# DATASET ROWS
::::::::::
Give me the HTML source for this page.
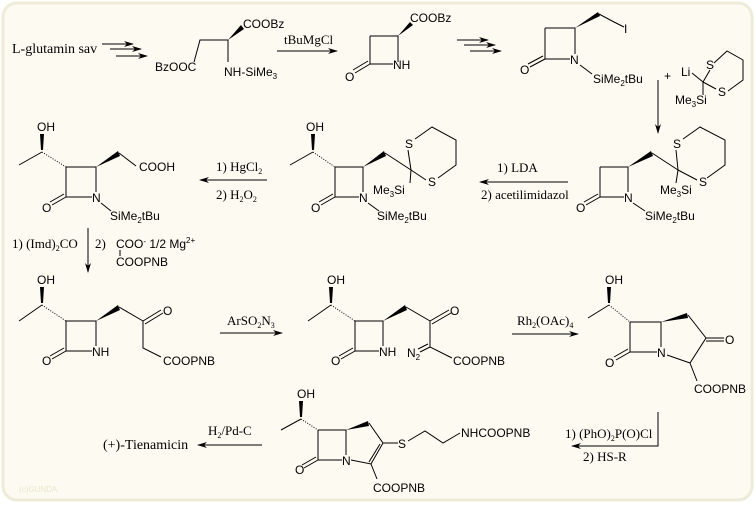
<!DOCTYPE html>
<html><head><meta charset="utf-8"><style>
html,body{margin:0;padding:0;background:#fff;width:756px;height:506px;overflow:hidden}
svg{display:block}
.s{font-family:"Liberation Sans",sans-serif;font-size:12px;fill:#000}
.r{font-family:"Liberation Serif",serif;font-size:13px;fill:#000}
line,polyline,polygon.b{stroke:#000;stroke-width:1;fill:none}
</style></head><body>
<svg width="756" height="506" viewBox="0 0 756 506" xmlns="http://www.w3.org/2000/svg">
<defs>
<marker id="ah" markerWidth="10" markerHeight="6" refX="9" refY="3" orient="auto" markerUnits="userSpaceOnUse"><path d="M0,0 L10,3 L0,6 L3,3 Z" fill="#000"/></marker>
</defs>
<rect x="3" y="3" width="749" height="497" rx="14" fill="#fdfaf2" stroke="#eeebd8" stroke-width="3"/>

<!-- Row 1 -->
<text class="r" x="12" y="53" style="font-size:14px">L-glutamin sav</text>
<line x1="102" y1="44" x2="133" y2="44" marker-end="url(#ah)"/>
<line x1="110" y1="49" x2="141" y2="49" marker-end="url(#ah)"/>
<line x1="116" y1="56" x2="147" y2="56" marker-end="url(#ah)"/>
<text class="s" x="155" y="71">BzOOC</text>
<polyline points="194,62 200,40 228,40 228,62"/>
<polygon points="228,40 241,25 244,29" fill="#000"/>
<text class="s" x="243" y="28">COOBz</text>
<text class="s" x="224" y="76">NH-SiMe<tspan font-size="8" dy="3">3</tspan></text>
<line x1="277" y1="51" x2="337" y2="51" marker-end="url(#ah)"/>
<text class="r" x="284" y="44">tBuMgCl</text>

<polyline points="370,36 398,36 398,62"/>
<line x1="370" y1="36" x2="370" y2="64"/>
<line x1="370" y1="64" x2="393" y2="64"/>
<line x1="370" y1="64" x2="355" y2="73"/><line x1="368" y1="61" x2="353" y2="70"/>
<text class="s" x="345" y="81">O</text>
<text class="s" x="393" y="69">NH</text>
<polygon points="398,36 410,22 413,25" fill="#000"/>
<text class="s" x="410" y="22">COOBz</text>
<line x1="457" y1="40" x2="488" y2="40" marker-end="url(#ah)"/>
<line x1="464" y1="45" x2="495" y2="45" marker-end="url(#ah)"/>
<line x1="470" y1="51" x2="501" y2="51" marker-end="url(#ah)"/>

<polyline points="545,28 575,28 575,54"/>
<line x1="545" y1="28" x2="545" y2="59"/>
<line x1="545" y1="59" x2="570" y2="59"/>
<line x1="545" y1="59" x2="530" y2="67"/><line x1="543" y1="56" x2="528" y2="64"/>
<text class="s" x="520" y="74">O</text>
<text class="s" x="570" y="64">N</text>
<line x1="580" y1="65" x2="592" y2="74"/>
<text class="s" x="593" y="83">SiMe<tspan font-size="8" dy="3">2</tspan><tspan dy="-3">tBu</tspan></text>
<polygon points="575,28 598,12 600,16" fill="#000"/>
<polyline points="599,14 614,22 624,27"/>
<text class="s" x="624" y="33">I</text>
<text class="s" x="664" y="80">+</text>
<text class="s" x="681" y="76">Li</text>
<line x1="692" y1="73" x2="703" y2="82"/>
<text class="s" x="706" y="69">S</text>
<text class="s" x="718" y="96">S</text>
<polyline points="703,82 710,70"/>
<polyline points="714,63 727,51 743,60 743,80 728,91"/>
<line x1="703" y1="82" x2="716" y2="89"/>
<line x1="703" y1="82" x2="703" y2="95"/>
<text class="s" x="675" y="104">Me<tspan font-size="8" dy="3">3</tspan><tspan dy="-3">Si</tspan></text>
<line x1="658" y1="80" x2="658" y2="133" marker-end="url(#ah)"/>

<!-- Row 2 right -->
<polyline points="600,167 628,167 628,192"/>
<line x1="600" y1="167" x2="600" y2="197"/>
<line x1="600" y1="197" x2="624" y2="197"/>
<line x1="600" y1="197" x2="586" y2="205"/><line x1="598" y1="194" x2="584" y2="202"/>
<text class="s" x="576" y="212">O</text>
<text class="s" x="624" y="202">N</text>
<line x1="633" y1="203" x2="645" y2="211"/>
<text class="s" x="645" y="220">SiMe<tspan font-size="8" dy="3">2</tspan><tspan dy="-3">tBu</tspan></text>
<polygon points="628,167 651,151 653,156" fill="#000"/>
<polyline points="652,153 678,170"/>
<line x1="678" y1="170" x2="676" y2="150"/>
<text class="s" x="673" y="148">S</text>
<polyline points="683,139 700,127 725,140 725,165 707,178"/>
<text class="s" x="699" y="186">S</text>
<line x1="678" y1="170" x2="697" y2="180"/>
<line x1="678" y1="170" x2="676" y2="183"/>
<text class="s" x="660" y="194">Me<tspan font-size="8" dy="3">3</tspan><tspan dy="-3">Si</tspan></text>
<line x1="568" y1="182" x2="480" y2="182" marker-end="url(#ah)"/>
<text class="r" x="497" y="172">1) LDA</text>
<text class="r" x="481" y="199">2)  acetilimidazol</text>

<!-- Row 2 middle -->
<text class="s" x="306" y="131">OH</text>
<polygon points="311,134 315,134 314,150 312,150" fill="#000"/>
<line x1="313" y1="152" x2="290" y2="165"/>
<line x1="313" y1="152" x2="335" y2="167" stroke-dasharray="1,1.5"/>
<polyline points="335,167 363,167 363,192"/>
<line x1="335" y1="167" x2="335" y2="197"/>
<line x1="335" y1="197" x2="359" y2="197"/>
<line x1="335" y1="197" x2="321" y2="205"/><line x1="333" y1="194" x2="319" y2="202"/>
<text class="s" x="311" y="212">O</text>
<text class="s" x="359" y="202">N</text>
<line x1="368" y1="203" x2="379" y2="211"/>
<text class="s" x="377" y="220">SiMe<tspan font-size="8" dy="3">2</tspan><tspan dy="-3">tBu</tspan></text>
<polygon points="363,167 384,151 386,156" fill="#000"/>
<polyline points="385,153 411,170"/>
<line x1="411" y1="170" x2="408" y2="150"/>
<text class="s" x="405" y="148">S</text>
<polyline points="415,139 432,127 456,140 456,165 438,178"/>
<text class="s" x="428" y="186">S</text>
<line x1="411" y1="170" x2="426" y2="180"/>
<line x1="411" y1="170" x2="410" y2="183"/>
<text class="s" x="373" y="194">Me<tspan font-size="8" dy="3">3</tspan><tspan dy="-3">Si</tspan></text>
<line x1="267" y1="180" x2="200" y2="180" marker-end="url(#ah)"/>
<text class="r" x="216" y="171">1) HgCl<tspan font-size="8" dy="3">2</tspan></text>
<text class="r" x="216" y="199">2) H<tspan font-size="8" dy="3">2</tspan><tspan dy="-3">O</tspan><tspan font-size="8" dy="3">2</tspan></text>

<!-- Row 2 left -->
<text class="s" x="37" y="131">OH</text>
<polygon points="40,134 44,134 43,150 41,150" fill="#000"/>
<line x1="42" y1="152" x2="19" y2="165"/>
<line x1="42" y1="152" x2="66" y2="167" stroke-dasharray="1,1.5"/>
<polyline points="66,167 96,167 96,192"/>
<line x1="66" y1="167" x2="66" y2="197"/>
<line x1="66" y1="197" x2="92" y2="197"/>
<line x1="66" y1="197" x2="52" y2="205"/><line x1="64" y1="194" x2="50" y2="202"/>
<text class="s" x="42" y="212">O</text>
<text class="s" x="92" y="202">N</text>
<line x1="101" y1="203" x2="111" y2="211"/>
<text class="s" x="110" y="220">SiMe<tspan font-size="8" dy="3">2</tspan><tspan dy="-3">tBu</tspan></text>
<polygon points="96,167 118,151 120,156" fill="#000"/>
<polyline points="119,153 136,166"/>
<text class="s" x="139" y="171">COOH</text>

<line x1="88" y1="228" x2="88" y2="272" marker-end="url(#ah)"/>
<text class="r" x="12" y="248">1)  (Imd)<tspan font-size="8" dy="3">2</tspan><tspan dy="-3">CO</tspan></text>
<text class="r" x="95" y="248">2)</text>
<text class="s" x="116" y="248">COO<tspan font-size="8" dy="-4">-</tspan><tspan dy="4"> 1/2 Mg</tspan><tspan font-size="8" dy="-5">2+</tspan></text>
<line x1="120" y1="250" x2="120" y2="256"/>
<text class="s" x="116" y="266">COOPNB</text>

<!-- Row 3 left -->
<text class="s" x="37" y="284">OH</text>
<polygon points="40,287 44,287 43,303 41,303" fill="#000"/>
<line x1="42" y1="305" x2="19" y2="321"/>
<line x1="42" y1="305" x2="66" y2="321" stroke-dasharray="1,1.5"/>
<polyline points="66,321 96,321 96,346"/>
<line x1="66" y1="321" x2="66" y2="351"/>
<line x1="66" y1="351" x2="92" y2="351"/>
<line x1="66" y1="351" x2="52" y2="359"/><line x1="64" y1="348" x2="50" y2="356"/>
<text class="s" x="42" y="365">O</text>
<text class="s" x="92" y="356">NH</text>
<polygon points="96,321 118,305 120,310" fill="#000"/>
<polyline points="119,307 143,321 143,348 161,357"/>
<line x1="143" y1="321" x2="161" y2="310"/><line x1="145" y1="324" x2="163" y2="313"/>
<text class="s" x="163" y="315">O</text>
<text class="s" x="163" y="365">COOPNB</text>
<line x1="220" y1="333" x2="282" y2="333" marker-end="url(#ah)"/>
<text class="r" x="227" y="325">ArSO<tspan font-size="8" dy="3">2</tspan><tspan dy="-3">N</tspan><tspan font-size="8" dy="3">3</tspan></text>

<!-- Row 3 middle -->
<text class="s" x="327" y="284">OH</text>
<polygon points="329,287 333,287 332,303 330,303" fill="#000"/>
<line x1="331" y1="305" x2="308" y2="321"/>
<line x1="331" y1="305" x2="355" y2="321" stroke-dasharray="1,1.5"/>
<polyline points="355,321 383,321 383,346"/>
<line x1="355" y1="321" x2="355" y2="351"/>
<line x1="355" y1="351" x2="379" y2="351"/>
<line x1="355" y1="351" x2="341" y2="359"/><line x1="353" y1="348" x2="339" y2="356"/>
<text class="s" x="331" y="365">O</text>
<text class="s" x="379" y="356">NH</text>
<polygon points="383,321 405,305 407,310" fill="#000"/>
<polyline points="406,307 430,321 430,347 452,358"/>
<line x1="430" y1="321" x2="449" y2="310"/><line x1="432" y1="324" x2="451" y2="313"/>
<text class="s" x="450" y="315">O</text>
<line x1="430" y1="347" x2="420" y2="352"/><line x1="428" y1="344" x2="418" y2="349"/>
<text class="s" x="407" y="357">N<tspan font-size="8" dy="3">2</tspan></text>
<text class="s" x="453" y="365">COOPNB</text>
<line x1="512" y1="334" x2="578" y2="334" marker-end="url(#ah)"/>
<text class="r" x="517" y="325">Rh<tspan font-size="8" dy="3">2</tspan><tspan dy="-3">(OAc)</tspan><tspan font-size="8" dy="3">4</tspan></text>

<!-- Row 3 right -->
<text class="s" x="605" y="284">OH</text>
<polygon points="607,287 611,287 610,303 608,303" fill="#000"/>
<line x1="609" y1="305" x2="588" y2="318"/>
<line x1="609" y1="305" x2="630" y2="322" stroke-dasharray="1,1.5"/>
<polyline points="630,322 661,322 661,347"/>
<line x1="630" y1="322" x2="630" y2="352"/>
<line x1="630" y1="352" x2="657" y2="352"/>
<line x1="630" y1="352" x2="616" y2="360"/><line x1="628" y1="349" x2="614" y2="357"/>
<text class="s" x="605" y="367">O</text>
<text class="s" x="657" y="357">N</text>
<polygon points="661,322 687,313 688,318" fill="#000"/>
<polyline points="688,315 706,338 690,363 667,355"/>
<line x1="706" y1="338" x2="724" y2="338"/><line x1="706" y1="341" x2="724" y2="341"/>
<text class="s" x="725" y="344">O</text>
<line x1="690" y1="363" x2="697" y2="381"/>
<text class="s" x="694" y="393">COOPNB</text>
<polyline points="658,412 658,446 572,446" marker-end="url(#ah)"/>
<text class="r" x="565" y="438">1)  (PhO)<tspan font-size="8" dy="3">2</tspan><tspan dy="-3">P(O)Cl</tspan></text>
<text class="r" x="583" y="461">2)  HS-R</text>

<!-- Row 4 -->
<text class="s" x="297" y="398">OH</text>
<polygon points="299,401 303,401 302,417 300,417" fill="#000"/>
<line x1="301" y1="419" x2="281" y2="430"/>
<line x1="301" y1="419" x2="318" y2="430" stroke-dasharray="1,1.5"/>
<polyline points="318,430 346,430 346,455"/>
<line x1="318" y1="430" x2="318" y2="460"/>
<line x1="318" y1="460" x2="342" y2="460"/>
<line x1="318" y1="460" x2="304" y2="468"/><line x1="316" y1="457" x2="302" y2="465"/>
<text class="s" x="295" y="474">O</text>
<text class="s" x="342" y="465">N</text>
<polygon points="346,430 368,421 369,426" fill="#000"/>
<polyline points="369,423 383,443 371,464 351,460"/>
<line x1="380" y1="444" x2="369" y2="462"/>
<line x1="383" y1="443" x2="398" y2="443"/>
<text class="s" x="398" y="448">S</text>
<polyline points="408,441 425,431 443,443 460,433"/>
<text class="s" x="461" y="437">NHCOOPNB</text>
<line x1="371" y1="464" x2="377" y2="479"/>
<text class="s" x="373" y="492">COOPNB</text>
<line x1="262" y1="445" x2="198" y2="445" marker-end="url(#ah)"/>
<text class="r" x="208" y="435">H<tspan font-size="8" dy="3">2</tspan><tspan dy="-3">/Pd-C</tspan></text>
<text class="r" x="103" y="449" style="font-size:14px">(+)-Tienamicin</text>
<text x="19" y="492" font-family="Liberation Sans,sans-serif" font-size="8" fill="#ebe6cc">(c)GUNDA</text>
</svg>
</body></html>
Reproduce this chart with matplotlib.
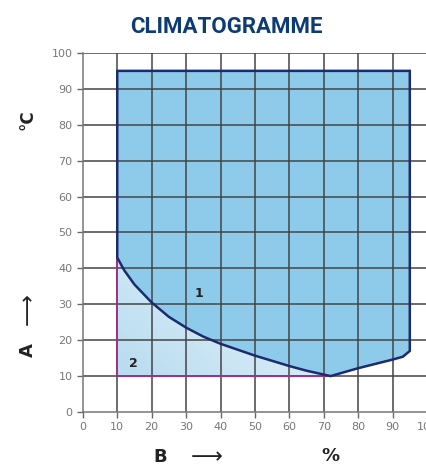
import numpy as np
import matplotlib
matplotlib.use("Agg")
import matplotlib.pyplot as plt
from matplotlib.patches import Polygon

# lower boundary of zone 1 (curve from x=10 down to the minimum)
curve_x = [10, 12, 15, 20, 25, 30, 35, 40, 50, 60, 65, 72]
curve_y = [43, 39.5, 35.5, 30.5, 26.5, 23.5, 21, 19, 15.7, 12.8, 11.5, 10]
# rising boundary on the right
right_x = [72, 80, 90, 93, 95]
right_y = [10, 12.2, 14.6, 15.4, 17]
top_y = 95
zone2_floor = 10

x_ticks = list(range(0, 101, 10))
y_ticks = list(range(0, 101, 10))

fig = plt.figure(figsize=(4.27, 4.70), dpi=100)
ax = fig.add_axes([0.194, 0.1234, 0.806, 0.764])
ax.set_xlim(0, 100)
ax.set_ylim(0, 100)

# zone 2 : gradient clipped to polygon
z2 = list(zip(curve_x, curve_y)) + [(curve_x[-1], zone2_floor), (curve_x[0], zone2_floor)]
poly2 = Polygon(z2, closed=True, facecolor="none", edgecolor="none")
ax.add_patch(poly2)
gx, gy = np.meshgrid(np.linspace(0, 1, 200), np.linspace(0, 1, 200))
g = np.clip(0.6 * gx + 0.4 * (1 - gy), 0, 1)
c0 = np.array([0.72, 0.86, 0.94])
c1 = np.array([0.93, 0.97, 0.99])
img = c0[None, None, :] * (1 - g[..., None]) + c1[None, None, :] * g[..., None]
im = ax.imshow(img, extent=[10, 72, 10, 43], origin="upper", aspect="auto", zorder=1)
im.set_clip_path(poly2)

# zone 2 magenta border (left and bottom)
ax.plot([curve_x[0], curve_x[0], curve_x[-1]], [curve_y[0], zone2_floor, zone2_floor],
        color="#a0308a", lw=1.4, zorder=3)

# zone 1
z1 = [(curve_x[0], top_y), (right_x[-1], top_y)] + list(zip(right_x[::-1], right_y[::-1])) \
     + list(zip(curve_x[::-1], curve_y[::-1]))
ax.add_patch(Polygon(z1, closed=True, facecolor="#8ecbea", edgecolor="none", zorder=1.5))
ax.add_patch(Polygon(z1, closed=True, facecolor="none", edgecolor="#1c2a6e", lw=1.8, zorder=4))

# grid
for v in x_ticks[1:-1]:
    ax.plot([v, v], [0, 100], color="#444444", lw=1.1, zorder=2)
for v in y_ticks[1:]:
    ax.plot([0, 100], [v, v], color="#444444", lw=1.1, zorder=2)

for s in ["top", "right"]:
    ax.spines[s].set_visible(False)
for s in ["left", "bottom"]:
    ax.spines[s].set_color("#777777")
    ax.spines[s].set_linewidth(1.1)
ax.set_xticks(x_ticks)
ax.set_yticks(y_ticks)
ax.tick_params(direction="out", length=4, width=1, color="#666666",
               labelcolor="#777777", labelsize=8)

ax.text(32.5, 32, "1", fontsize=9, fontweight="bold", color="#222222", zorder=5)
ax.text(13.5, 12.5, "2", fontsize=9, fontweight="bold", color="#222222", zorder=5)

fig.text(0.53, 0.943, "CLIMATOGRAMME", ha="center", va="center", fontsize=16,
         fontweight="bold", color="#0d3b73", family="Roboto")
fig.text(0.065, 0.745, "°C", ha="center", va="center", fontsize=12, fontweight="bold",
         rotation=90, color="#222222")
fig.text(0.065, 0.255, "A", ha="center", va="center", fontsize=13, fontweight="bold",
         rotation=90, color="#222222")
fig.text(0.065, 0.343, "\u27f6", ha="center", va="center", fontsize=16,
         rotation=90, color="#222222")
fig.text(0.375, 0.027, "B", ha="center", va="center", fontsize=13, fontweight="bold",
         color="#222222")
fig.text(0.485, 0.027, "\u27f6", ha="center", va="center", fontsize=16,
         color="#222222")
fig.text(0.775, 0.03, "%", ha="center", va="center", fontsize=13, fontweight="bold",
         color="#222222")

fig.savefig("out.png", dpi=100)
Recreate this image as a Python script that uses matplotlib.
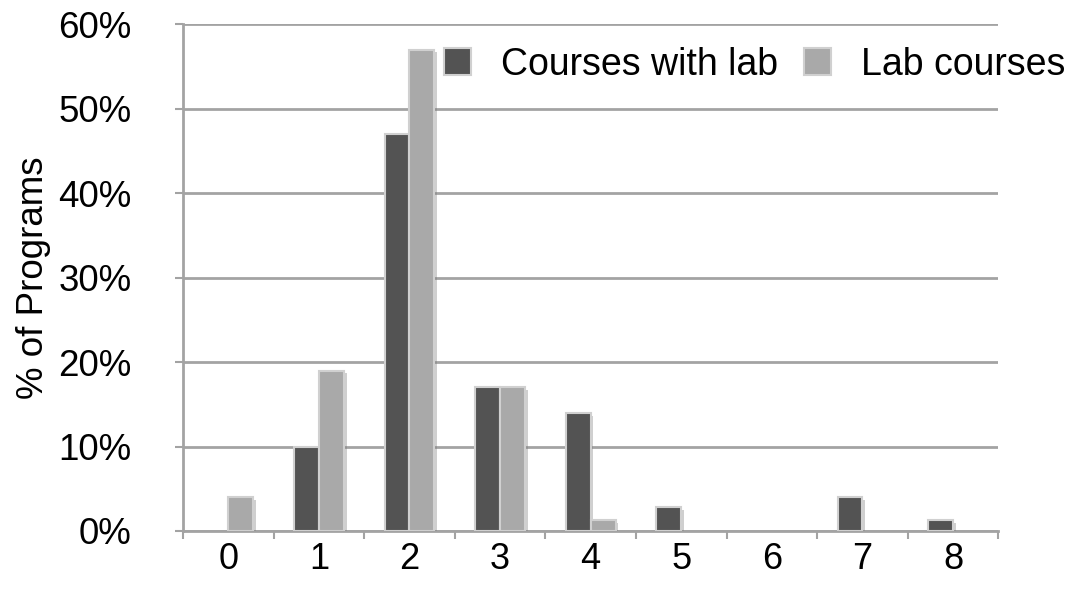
::::::::::
# WHAT TO PRODUCE
Only the stretch from the line with "Reproduce this chart with matplotlib." through the line with "from matplotlib.patches import Polygon" should be copied, exactly and with both ends. Drop the pictures.

# FINISHED ANSWER
Reproduce this chart with matplotlib.
import numpy as np
import matplotlib
matplotlib.use("Agg")
import matplotlib.pyplot as plt
from matplotlib.patches import Polygon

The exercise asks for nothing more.